◆ **Exercise instructions**
Begin at the first line of the data and copy each line through the one containing "const TIP_VALUE_COLOR = '#0a99f5';", that line included, with no pictures.

◆ **Source excerpt**
--- --- ---

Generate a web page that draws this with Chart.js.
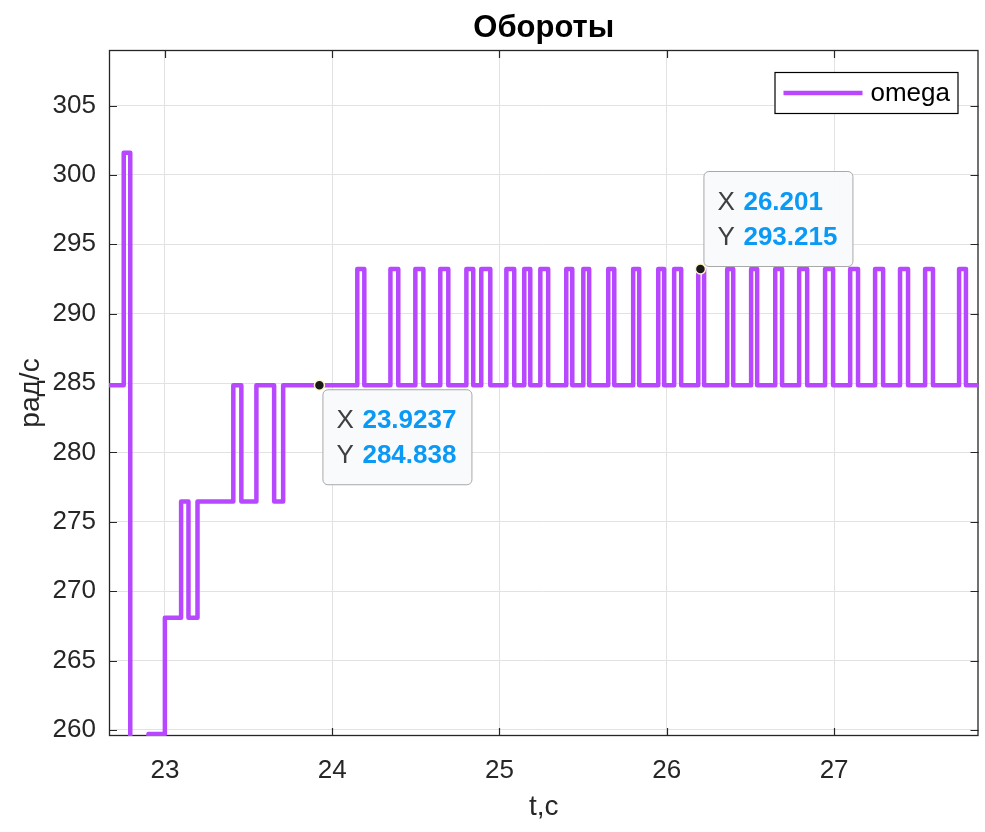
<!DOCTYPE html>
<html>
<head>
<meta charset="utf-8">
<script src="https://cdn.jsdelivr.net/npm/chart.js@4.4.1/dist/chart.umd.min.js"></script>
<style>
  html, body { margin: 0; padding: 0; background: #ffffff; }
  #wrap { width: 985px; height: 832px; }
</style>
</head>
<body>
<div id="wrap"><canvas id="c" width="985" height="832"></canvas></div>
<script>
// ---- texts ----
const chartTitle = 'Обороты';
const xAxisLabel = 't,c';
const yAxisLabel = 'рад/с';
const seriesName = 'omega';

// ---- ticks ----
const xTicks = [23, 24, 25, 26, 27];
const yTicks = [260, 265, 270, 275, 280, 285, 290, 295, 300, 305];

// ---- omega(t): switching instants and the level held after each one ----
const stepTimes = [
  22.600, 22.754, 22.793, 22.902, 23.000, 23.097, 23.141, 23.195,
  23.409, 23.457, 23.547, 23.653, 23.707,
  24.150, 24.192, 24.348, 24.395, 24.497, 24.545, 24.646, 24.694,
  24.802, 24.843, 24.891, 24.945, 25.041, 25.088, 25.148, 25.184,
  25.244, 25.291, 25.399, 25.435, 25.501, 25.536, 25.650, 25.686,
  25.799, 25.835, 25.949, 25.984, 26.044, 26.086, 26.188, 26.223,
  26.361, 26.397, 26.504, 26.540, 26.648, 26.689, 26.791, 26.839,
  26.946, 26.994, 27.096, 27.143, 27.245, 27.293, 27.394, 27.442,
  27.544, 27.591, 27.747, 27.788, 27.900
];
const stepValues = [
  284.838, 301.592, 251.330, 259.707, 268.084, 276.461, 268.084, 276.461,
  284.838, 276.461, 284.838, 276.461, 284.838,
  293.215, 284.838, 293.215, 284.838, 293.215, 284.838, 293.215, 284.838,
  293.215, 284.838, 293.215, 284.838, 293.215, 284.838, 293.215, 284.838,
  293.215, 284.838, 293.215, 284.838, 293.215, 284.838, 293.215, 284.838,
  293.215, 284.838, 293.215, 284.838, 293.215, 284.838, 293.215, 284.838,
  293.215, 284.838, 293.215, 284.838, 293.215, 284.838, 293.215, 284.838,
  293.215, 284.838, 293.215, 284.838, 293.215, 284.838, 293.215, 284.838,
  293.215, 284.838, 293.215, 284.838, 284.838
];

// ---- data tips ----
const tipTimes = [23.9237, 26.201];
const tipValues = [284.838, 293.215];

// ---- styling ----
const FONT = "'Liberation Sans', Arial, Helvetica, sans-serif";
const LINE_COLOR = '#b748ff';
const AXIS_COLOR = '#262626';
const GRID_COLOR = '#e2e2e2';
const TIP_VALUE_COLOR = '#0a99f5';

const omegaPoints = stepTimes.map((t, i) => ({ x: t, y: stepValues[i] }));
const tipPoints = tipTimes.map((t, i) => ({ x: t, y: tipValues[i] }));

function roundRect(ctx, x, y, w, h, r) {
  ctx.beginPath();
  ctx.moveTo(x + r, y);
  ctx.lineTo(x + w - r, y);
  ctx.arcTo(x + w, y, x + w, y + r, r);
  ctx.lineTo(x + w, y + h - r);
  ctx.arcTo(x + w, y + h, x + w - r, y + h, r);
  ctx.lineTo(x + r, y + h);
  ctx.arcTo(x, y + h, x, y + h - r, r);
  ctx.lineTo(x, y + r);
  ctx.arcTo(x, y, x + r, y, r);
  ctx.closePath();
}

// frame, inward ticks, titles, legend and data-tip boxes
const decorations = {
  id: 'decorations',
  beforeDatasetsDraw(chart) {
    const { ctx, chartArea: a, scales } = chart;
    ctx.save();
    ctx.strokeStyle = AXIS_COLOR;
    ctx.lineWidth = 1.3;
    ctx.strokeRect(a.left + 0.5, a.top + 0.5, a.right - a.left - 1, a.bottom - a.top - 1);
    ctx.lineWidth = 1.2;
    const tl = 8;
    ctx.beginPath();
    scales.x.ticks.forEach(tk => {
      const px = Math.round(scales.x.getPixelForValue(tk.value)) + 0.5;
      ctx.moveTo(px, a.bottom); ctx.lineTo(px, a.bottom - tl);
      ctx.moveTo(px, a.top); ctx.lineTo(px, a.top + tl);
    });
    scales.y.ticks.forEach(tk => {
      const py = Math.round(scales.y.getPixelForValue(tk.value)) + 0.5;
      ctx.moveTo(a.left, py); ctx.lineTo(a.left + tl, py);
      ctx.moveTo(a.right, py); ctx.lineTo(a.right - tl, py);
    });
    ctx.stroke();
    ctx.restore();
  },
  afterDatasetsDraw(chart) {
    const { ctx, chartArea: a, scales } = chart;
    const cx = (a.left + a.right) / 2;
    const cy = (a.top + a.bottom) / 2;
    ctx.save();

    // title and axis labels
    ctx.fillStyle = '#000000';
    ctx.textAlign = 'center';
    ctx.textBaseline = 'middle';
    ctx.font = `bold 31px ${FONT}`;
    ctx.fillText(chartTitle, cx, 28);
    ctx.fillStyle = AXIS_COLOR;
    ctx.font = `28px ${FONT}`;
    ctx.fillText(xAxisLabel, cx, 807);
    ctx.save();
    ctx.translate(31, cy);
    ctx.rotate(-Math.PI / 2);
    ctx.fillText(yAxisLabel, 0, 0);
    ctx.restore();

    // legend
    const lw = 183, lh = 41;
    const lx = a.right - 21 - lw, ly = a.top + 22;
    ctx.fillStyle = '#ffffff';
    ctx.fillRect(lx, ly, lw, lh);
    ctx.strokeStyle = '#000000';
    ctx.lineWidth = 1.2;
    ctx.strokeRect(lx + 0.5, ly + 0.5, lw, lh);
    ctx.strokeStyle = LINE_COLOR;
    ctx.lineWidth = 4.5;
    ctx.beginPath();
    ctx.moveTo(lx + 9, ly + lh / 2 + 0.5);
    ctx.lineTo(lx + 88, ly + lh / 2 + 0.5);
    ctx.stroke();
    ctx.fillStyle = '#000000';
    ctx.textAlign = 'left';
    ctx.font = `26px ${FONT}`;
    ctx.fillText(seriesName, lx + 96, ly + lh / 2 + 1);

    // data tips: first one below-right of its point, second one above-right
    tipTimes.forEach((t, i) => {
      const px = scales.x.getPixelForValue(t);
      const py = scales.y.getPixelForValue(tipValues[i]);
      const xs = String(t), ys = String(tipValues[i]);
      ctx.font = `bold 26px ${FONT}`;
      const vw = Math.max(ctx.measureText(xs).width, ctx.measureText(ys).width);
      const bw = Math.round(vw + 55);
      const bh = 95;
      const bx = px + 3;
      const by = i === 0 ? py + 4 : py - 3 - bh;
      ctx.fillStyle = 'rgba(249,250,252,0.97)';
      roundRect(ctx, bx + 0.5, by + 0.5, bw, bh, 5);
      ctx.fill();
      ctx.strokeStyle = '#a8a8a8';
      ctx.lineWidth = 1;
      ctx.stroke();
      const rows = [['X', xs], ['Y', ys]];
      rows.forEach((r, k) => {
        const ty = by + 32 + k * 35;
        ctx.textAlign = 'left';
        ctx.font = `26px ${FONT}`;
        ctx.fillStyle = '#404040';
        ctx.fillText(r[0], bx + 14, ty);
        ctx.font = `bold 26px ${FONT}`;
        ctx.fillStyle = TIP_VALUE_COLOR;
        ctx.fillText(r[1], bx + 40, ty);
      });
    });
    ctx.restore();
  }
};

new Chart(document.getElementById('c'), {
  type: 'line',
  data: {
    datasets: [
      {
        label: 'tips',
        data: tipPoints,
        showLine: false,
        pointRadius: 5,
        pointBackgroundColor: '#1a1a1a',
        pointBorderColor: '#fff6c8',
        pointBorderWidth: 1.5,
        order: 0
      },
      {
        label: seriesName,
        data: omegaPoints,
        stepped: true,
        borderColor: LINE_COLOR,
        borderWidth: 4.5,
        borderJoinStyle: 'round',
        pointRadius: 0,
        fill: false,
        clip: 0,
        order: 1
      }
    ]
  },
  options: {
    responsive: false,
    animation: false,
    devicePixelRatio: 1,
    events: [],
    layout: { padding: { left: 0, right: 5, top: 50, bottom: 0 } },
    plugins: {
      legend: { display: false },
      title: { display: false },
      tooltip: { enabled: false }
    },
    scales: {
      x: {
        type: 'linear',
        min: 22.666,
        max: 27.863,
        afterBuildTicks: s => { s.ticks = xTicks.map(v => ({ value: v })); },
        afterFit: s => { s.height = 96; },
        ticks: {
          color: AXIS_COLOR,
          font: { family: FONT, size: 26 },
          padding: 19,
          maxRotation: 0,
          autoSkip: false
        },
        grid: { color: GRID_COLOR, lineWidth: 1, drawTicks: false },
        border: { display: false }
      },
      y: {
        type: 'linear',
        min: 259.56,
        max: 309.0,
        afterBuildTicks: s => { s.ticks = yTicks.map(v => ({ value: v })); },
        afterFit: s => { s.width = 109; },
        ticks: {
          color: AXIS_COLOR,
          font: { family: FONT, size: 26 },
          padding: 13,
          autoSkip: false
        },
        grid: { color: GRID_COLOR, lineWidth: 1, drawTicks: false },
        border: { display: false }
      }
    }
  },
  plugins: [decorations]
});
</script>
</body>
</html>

--- --- ---

◆ **Problem solution**
Generate a web page that draws this with Chart.js.
<!DOCTYPE html>
<html>
<head>
<meta charset="utf-8">
<script src="https://cdn.jsdelivr.net/npm/chart.js@4.4.1/dist/chart.umd.min.js"></script>
<style>
  html, body { margin: 0; padding: 0; background: #ffffff; }
  #wrap { width: 985px; height: 832px; }
</style>
</head>
<body>
<div id="wrap"><canvas id="c" width="985" height="832"></canvas></div>
<script>
// ---- texts ----
const chartTitle = 'Обороты';
const xAxisLabel = 't,c';
const yAxisLabel = 'рад/с';
const seriesName = 'omega';

// ---- ticks ----
const xTicks = [23, 24, 25, 26, 27];
const yTicks = [260, 265, 270, 275, 280, 285, 290, 295, 300, 305];

// ---- omega(t): switching instants and the level held after each one ----
const stepTimes = [
  22.600, 22.754, 22.793, 22.902, 23.000, 23.097, 23.141, 23.195,
  23.409, 23.457, 23.547, 23.653, 23.707,
  24.150, 24.192, 24.348, 24.395, 24.497, 24.545, 24.646, 24.694,
  24.802, 24.843, 24.891, 24.945, 25.041, 25.088, 25.148, 25.184,
  25.244, 25.291, 25.399, 25.435, 25.501, 25.536, 25.650, 25.686,
  25.799, 25.835, 25.949, 25.984, 26.044, 26.086, 26.188, 26.223,
  26.361, 26.397, 26.504, 26.540, 26.648, 26.689, 26.791, 26.839,
  26.946, 26.994, 27.096, 27.143, 27.245, 27.293, 27.394, 27.442,
  27.544, 27.591, 27.747, 27.788, 27.900
];
const stepValues = [
  284.838, 301.592, 251.330, 259.707, 268.084, 276.461, 268.084, 276.461,
  284.838, 276.461, 284.838, 276.461, 284.838,
  293.215, 284.838, 293.215, 284.838, 293.215, 284.838, 293.215, 284.838,
  293.215, 284.838, 293.215, 284.838, 293.215, 284.838, 293.215, 284.838,
  293.215, 284.838, 293.215, 284.838, 293.215, 284.838, 293.215, 284.838,
  293.215, 284.838, 293.215, 284.838, 293.215, 284.838, 293.215, 284.838,
  293.215, 284.838, 293.215, 284.838, 293.215, 284.838, 293.215, 284.838,
  293.215, 284.838, 293.215, 284.838, 293.215, 284.838, 293.215, 284.838,
  293.215, 284.838, 293.215, 284.838, 284.838
];

// ---- data tips ----
const tipTimes = [23.9237, 26.201];
const tipValues = [284.838, 293.215];

// ---- styling ----
const FONT = "'Liberation Sans', Arial, Helvetica, sans-serif";
const LINE_COLOR = '#b748ff';
const AXIS_COLOR = '#262626';
const GRID_COLOR = '#e2e2e2';
const TIP_VALUE_COLOR = '#0a99f5';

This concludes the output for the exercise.